It’s almost gone:
Time.
I must print poems for inspiration
before the website goes down.
The early morning sun filters
through windows, warms my back.
The printer prints.
I smear even complexion mask
over my aging face.
Where did my beautiful skin go?
Can I fix it?
Arid climate, too much suntime, what?
Must I admit to aging?
Must I see grey roots
beneath the dye?
I walk by the photo when I was 37.
What happened to that face?
I want it back!
The printer prints.
I look in the mirror, distressed.
In my family, I can expect
another twenty years.
Twenty years?
If I don’t do something to this face,
in twenty years…
The printer prints.
It is a journey, isn’t it? The one we walk with our faces. Morning after morning, seeing that new person in the mirror. Perhaps she has something to teach us?
My daughter says I am vain. Because of yoga perhaps, I physically am quite ok, but I do not like those wrinkles etc. one speck. Anyone who says they do not care, I do not believe.
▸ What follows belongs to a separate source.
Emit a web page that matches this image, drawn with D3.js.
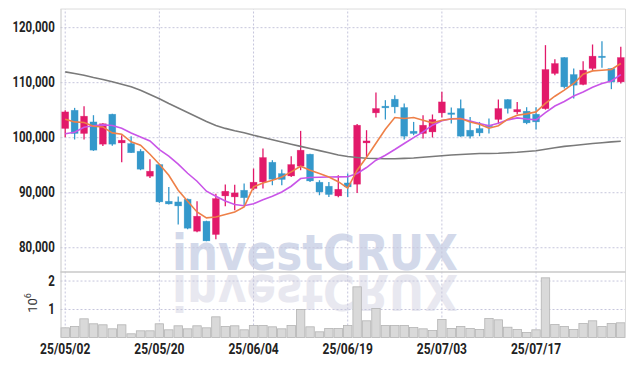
<!DOCTYPE html>
<html>
<head>
<meta charset="utf-8">
<script src="https://cdn.jsdelivr.net/npm/d3@7"></script>
<style>
body { margin: 0; background: #fff; }
</style>
</head>
<body>
<div id="chart"></div>
<script>
// trading days (yy/mm/dd)
var dates = ["25/05/02","25/05/07","25/05/08","25/05/09","25/05/12","25/05/13","25/05/14","25/05/15","25/05/16","25/05/19",
	"25/05/20","25/05/21","25/05/22","25/05/23","25/05/26","25/05/27","25/05/28","25/05/29","25/05/30","25/06/02",
	"25/06/04","25/06/05","25/06/09","25/06/10","25/06/11","25/06/12","25/06/13","25/06/16","25/06/17","25/06/18",
	"25/06/19","25/06/20","25/06/23","25/06/24","25/06/25","25/06/26","25/06/27","25/06/30","25/07/01","25/07/02",
	"25/07/03","25/07/04","25/07/07","25/07/08","25/07/09","25/07/10","25/07/11","25/07/14","25/07/15","25/07/16",
	"25/07/17","25/07/18","25/07/21","25/07/22","25/07/23","25/07/24","25/07/25","25/07/28","25/07/29","25/07/30"];

var open = [101580,104900,100670,102780,98730,104180,98960,98850,97450,92910,
	95040,88360,88240,88730,82910,84730,82310,89330,89150,90360,
	90670,91870,95450,93400,92960,94730,96910,91820,91090,89330,
	91690,91450,98960,104420,105640,106910,105400,101090,100670,100960,
	104420,104420,105220,101270,101580,102180,103220,106850,104600,104730,
	104180,105180,111580,114490,111400,109580,112490,114730,112490,110050];
var high = [104900,105330,105640,104000,102550,104270,100360,100180,97820,96000,
	95090,90960,89220,88850,88360,84820,89730,91400,91360,91580,
	94310,97950,95820,94130,96550,101150,97000,92180,91870,93090,
	93400,102420,101270,108130,106730,107640,106130,102780,104000,104130,
	108240,105400,106850,103690,102780,103400,106850,106910,106420,105450,
	105450,116730,114180,114550,112490,113820,116850,117450,112550,116420];
var low = [100000,99580,99580,97510,98420,98450,95450,97150,94000,92600,
	88060,87760,84130,83270,82730,81090,81450,87450,86730,87640,
	90360,90670,91270,91270,92780,94000,91870,89450,89150,89090,
	89150,89880,96200,103580,103220,104360,99580,100360,99760,99950,
	103580,102490,100090,99760,100180,100670,102490,104310,104180,102360,
	101400,105000,111270,108850,107040,109450,112180,112600,108730,109760];
var close = [104600,100670,103820,97640,102450,98730,99450,97180,94180,93820,
	88240,87870,87510,83450,85640,81150,88850,90180,89880,89000,
	91820,96310,92360,92310,95040,97640,92050,90050,89580,90540,
	90960,102180,99330,105220,105330,105510,100180,100670,102180,103220,
	106420,104130,100180,100180,100780,101910,105220,105220,105040,102600,
	102780,112310,113400,109150,109450,112180,114730,114550,110050,114490];

var volume = [340000,386000,656000,481000,446000,305000,446000,130000,235000,235000,
	481000,270000,411000,305000,411000,340000,726000,386000,411000,270000,
	421000,421000,375000,305000,421000,982000,375000,200000,316000,316000,
	421000,1779000,586000,1018000,421000,421000,421000,351000,305000,246000,
	632000,316000,386000,316000,281000,667000,621000,361000,281000,175000,
	270000,2095000,456000,386000,281000,491000,586000,386000,491000,516000];

// moving averages as drawn
var ma5 = [103270,102780,102670,102000,101870,100780,100550,99150,98550,96910,
	95090,93090,90360,88360,86420,85330,85510,85950,86420,87330,
	90960,91690,92180,92780,93690,94730,94000,93400,92780,91910,
	90730,94000,96360,98910,101450,103580,103400,103580,103090,102600,
	103090,103310,103400,102780,102360,101640,102090,103270,104000,104240,
	104600,106130,107450,108550,109760,111450,112050,112180,112310,113400];
var ma20 = [100640,100910,101820,102090,102240,102130,101640,100760,100050,99310,
	97730,96550,95090,93450,92000,90180,89270,88400,87780,87550,
	87910,88640,89270,90050,91090,92490,92670,92730,92760,92780,
	92820,93400,94490,95820,96730,97760,98850,99910,100960,102180,
	103000,103360,103400,102950,102490,102090,102550,103150,103510,103310,
	103150,104450,105670,106490,107490,108220,109090,109760,110220,111360];
var ma120 = [111870,111580,111270,110850,110490,110090,109640,109150,108550,107760,
	107000,106130,105310,104490,103670,102850,102130,101600,101180,100820,
	100360,99960,99550,99130,98730,98330,97950,97560,97160,96760,
	96490,96310,96180,96130,96090,96090,96150,96220,96360,96490,
	96640,96760,96850,96960,97040,97050,97090,97180,97270,97400,
	97550,97820,98090,98330,98490,98670,98850,99000,99150,99270];

var priceTicks = [80000, 90000, 100000, 110000, 120000];
var volTicks = [1000000, 2000000];
var dateTicks = ["25/05/02","25/05/20","25/06/04","25/06/19","25/07/03","25/07/17"];

var margin = {left: 60.5, right: 625.5, top: 9, split: 272, bottom: 337.5};
var plotW = margin.right - margin.left;

var upColor = "#e2196a", downColor = "#3498cb";

var svg = d3.select("#chart")
	.append("svg")
		.attr("width", 634)
		.attr("height", 366)
		.style("display", "block");

// scales
var x = d3.scaleBand()
	.domain(dates)
	.range([margin.left, margin.right])
	.padding(0);
var step = x.step();
var cx = function(d) { return x(d) + step / 2; };

var y = d3.scaleLinear()
	.domain([75500, 123300])
	.range([margin.split, margin.top]);
var yv = d3.scaleLinear()
	.domain([0, 2300000])
	.range([margin.bottom, margin.split]);

// watermark + reflection
var wm = svg.append("g")
	.attr("font-family", "DejaVu Sans, sans-serif")
	.attr("font-weight", "bold")
	.attr("font-size", 50)
	.attr("text-anchor", "middle");
wm.append("text")
	.attr("x", 315).attr("y", 270)
	.attr("textLength", 286)
	.attr("lengthAdjust", "spacingAndGlyphs")
	.attr("fill", "#d3d9ea")
	.text("investCRUX");
wm.append("text")
	.attr("x", 315).attr("y", 270)
	.attr("transform", "translate(0,545) scale(1,-1)")
	.attr("textLength", 286)
	.attr("lengthAdjust", "spacingAndGlyphs")
	.attr("fill", "#e8e8f0")
	.text("investCRUX");

// grid + axes
function styleGrid(g) {
	g.select(".domain").remove();
	g.selectAll(".tick line")
		.attr("stroke", "#c6c6dc")
		.attr("stroke-dasharray", "2,2");
	g.selectAll(".tick text")
		.attr("fill", "#222")
		.attr("font-family", "Roboto, sans-serif")
		.attr("font-weight", 700);
}

var gy = svg.append("g")
	.attr("transform", "translate(" + margin.left + ",0)")
	.call(d3.axisLeft(y).tickValues(priceTicks).tickFormat(d3.format(",")).tickSize(-plotW).tickPadding(7));
styleGrid(gy);
gy.selectAll(".tick text").attr("font-size", 14).attr("transform", "scale(0.82,1)");

var gv = svg.append("g")
	.attr("transform", "translate(" + margin.left + ",0)")
	.call(d3.axisLeft(yv).tickValues(volTicks).tickFormat(function(d) { return d / 1e6; }).tickSize(-plotW).tickPadding(7));
styleGrid(gv);
gv.selectAll(".tick text").attr("font-size", 14).attr("transform", "scale(0.82,1)");

var gx = svg.append("g")
	.attr("transform", "translate(0," + margin.bottom + ")")
	.call(d3.axisBottom(x).tickValues(dateTicks).tickSize(-(margin.bottom - margin.top)).tickPadding(6));
styleGrid(gx);
gx.selectAll(".tick text").attr("font-size", 15).attr("transform", "scale(0.8,1)");

// 10^6 unit label
var unit = svg.append("text")
	.attr("transform", "translate(37,303) rotate(-90)")
	.attr("text-anchor", "middle")
	.attr("font-family", "Roboto, sans-serif")
	.attr("font-size", 13)
	.attr("fill", "#333");
unit.append("tspan").text("10");
unit.append("tspan").attr("font-size", 9).attr("dy", -6).text("6");

// volume bars
svg.append("g")
	.selectAll("rect")
	.data(dates)
	.enter().append("rect")
		.attr("x", function(d) { return x(d) + 0.5; })
		.attr("y", function(d, i) { return yv(volume[i]); })
		.attr("width", step - 1)
		.attr("height", function(d, i) { return yv(0) - yv(volume[i]); })
		.attr("fill", "#d9d9d9")
		.attr("stroke", "#b4b4b4")
		.attr("stroke-width", 0.8);

// frame
var frame = svg.append("g").attr("fill", "none");
frame.append("line").attr("x1", margin.left + 0.5).attr("x2", margin.left + 0.5).attr("y1", margin.top).attr("y2", margin.bottom).attr("stroke", "#c8c8c8");
frame.append("line").attr("x1", margin.left).attr("x2", margin.right).attr("y1", margin.top).attr("y2", margin.top).attr("stroke", "#dcdcdc");
frame.append("line").attr("x1", margin.right).attr("x2", margin.right).attr("y1", margin.top).attr("y2", margin.bottom).attr("stroke", "#dcdcdc");
frame.append("line").attr("x1", margin.left).attr("x2", margin.right).attr("y1", margin.split).attr("y2", margin.split).attr("stroke", "#c8c8c8").attr("stroke-width", 1.5);

// candles
var candle = svg.append("g")
	.selectAll("g")
	.data(dates)
	.enter().append("g")
		.attr("fill", function(d, i) { return close[i] >= open[i] ? upColor : downColor; })
		.attr("stroke", function(d, i) { return close[i] >= open[i] ? upColor : downColor; });
candle.append("line")
	.attr("x1", cx).attr("x2", cx)
	.attr("y1", function(d, i) { return y(high[i]); })
	.attr("y2", function(d, i) { return y(low[i]); })
	.attr("stroke-width", 1.3);
candle.append("rect")
	.attr("x", function(d) { return cx(d) - 3.5; })
	.attr("width", 7)
	.attr("y", function(d, i) { return y(Math.max(open[i], close[i])); })
	.attr("height", function(d, i) { return Math.max(1.5, Math.abs(y(open[i]) - y(close[i]))); })
	.attr("stroke-width", 0.6)
	.attr("stroke-opacity", 0.4);

// moving average lines
function maLine(values, color) {
	svg.append("path")
		.datum(dates)
		.attr("fill", "none")
		.attr("stroke", color)
		.attr("stroke-width", 1.6)
		.attr("d", d3.line()
			.x(cx)
			.y(function(d, i) { return y(values[i]); }));
}
maLine(ma120, "#7a7a7a");
maLine(ma20, "#c955e8");
maLine(ma5, "#ee8048");
</script>
</body>
</html>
Thank you for capturing perfectly the words and mood that a look in the mirror can bring. Your friend is on to something asking us if our face has something to teach us. The problem for me is that my face doesn’t seem to tell the truth and it has let me down, disappointed me, forcing me to project who I am through my eyes perhaps if anyone takes the time to look into them, or my heart if anyone can feel it, or my aura perhaps if anyone can read it.
People who claim they are aging gracefully–well…Although mentally and physically in terms of what I can do not much different from 20 years ago. However, how I look…Maybe for men it is different and others see the aging of men differently as well.